Material provided:
______________________________
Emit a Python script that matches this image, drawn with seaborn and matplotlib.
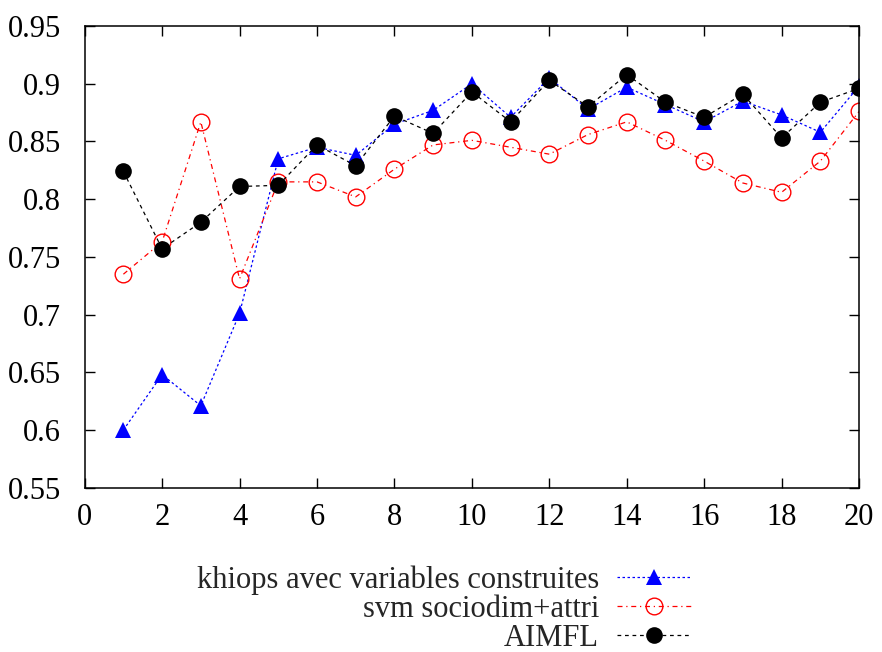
import numpy as np
import pandas as pd
import matplotlib
matplotlib.use("Agg")
import matplotlib.pyplot as plt
import seaborn as sns

# values
x_vals = list(range(1, 21))
khiops = [0.600, 0.648, 0.621, 0.701, 0.835, 0.845, 0.838, 0.865, 0.877, 0.900,
          0.871, 0.905, 0.878, 0.897, 0.882, 0.867, 0.885, 0.873, 0.858, 0.898]
svm = [0.735, 0.763, 0.867, 0.731, 0.815, 0.815, 0.802, 0.826, 0.847, 0.851,
       0.845, 0.839, 0.856, 0.867, 0.851, 0.833, 0.814, 0.806, 0.833, 0.876]
aimfl = [0.824, 0.757, 0.780, 0.811, 0.812, 0.847, 0.829, 0.872, 0.857, 0.893,
         0.867, 0.903, 0.880, 0.908, 0.884, 0.871, 0.891, 0.853, 0.884, 0.896]
labels = ["khiops avec variables construites", "svm sociodim+attri", "AIMFL"]

sns.set_theme(style="ticks")
plt.rcParams['font.family'] = ['Liberation Serif', 'DejaVu Serif']
plt.rcParams['font.size'] = 22

fig = plt.figure(figsize=(8.82, 6.52), dpi=100)
ax = fig.add_axes([0.096, 0.252, 0.878, 0.708])

sns.lineplot(x=x_vals, y=khiops, ax=ax, color="#0000ff", lw=0.9,
             marker="^", markersize=12, markeredgewidth=0, markerfacecolor="#0000ff",
             dashes=False, label=labels[0])
ax.lines[-1].set_dashes((2, 2))
sns.lineplot(x=x_vals, y=svm, ax=ax, color="#ff0000", lw=0.9,
             marker="o", markersize=12, markerfacecolor="none", markeredgecolor="#ff0000",
             markeredgewidth=1.0, label=labels[1])
ax.lines[-1].set_dashes((4, 3, 1, 3))
sns.lineplot(x=x_vals, y=aimfl, ax=ax, color="black", lw=0.9,
             marker="o", markersize=12, markerfacecolor="black", markeredgewidth=0,
             label=labels[2])
ax.lines[-1].set_dashes((3, 3))

ax.set_xlim(0, 20)
ax.set_ylim(0.55, 0.95)
ax.set_xticks(range(0, 21, 2))
ax.set_yticks(np.arange(0.55, 0.951, 0.05))
ax.set_yticklabels(["0.55", "0.6", "0.65", "0.7", "0.75", "0.8", "0.85", "0.9", "0.95"])
ax.tick_params(direction="in", length=7, width=1, top=True, right=True,
               labelsize=22, colors="black")
ax.tick_params(axis="y", pad=17)
ax.tick_params(axis="x", pad=11)
for s in ax.spines.values():
    s.set_linewidth(1.1)
    s.set_color("black")

handles, labs = ax.get_legend_handles_labels()
ax.get_legend().remove()
fig.legend(handles, labs, loc="lower center", bbox_to_anchor=(0.503, -0.043),
           frameon=False, markerfirst=False, handlelength=2.4, labelspacing=0.0,
           handletextpad=0.6, fontsize=22)

fig.savefig("out.png", dpi=100)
______________________________
Objective: Copy the data exactly. Any picture it contains is to be omitted.

Final answer:
Emit a Python script that matches this image, drawn with seaborn and matplotlib.
import numpy as np
import pandas as pd
import matplotlib
matplotlib.use("Agg")
import matplotlib.pyplot as plt
import seaborn as sns

# values
x_vals = list(range(1, 21))
khiops = [0.600, 0.648, 0.621, 0.701, 0.835, 0.845, 0.838, 0.865, 0.877, 0.900,
          0.871, 0.905, 0.878, 0.897, 0.882, 0.867, 0.885, 0.873, 0.858, 0.898]
svm = [0.735, 0.763, 0.867, 0.731, 0.815, 0.815, 0.802, 0.826, 0.847, 0.851,
       0.845, 0.839, 0.856, 0.867, 0.851, 0.833, 0.814, 0.806, 0.833, 0.876]
aimfl = [0.824, 0.757, 0.780, 0.811, 0.812, 0.847, 0.829, 0.872, 0.857, 0.893,
         0.867, 0.903, 0.880, 0.908, 0.884, 0.871, 0.891, 0.853, 0.884, 0.896]
labels = ["khiops avec variables construites", "svm sociodim+attri", "AIMFL"]

sns.set_theme(style="ticks")
plt.rcParams['font.family'] = ['Liberation Serif', 'DejaVu Serif']
plt.rcParams['font.size'] = 22

fig = plt.figure(figsize=(8.82, 6.52), dpi=100)
ax = fig.add_axes([0.096, 0.252, 0.878, 0.708])

sns.lineplot(x=x_vals, y=khiops, ax=ax, color="#0000ff", lw=0.9,
             marker="^", markersize=12, markeredgewidth=0, markerfacecolor="#0000ff",
             dashes=False, label=labels[0])
ax.lines[-1].set_dashes((2, 2))
sns.lineplot(x=x_vals, y=svm, ax=ax, color="#ff0000", lw=0.9,
             marker="o", markersize=12, markerfacecolor="none", markeredgecolor="#ff0000",
             markeredgewidth=1.0, label=labels[1])
ax.lines[-1].set_dashes((4, 3, 1, 3))
sns.lineplot(x=x_vals, y=aimfl, ax=ax, color="black", lw=0.9,
             marker="o", markersize=12, markerfacecolor="black", markeredgewidth=0,
             label=labels[2])
ax.lines[-1].set_dashes((3, 3))

ax.set_xlim(0, 20)
ax.set_ylim(0.55, 0.95)
ax.set_xticks(range(0, 21, 2))
ax.set_yticks(np.arange(0.55, 0.951, 0.05))
ax.set_yticklabels(["0.55", "0.6", "0.65", "0.7", "0.75", "0.8", "0.85", "0.9", "0.95"])
ax.tick_params(direction="in", length=7, width=1, top=True, right=True,
               labelsize=22, colors="black")
ax.tick_params(axis="y", pad=17)
ax.tick_params(axis="x", pad=11)
for s in ax.spines.values():
    s.set_linewidth(1.1)
    s.set_color("black")

handles, labs = ax.get_legend_handles_labels()
ax.get_legend().remove()
fig.legend(handles, labs, loc="lower center", bbox_to_anchor=(0.503, -0.043),
           frameon=False, markerfirst=False, handlelength=2.4, labelspacing=0.0,
           handletextpad=0.6, fontsize=22)

fig.savefig("out.png", dpi=100)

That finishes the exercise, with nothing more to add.